The strain on McNamara was visible, literally.
“His face seemed to be grayer and his patent leather hair thinner,” one of the journalists, Stanley Karnow, later wrote. “His voice lacked the authority it had once projected when he would point briskly to graphs and flip-charts to prove his rosy appraisals.”
That summer the CIA completed a report titled “The Vietnamese Communists’ Will to Persist.” The main point was that the American military was not hurting the enemy nearly enough to weaken their commitment to eventual victory.
McNamara read it. Johnson read it.
“Hell, don’t show this report to anyone,” Johnson told McNamara. “Put the clamps on it.”
* * *
In the summer of 1966, Patricia Marx flew to Vietnam to visit her fiancé. They had another romantic tour planned, but at the last moment Ellsberg found out he couldn’t get leave from work.
Stuck in Saigon, and as intensely curious as ever, Marx started looking around for stories. Teaming up with another journalist, she researched an article about families that had been driven from their homes by the fighting. She walked through squalid refugee camps. She spoke with people who had been forced to come to the city after their villages had been destroyed by American bombs, their crops wiped out by Agent Orange.
She had been against the Vietnam War from the start. This is when she became really furious about it. “I looked at those kids in the streets,” she remembered. “The poverty, and the thought of what was happening to those human lives was just intolerable, sickening.”

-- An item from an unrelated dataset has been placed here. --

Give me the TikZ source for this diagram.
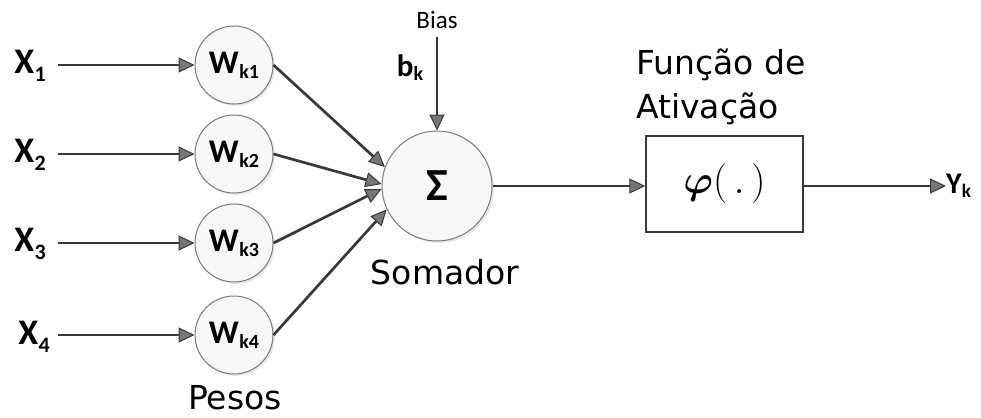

Marx still had her radio show in New York and took the opportunity to tape an interview with Neil Sheehan, a New York Times reporter who had been in Vietnam for three years. Sheehan’s view was bleak. Years before, he explained, the country’s best leaders had gone north to fight the French. North Vietnam simply had more talent, more discipline. The only thing holding off the Communists was American firepower.
“What’s going to happen?” Marx asked, frustration in her voice. “Are we just going to keep slugging it out?”
Patricia Marx with children in Vietnam, summer 1966
“I don’t see any quick end to the thing,” Sheehan said. “What I suspect, from what most American officials say here, is that it’ll be a long war.”
The blow-up with Ellsberg was inevitable. It came one night in Saigon, when they went to a party thrown for Sheehan, who was heading back to the States. Everyone was drinking and talking about the war. A European diplomat described a recent trip to North Vietnam, and the destruction he’d seen from American bombs. Marx listened, fuming.
As they walked home, she turned to Ellsberg and demanded, “How can you be a part of this?”
“But I’m trying to stop these terrible things.”
“It doesn’t matter,” she said. “You’re part of something that’s so awful. And you seem to be engaged in it.”
This exchange really stung Ellsberg. He was against the bombing of North Vietnam, and she knew that. I’m trying to do the best I can to moderate the killing, and I’m not getting any credit, he thought as they walked in silence. She’s holding me responsible for the whole war.
Over the next few days, Marx watched Ellsberg locking up again, closing himself off exactly as he had before he’d left for Vietnam. “His heart withdrew into a safe I didn’t have the combination to,” she remembered.
She soon left for the States. She had no idea where they stood, but held out hope they would eventually patch things up.
Ellsberg figured they were broken up for good. He blamed her critical words. “I thought she was unreasonable to hold me accountable for policies I was opposing,” he said many years later.
“Of course,” he added, “now I think she was right.”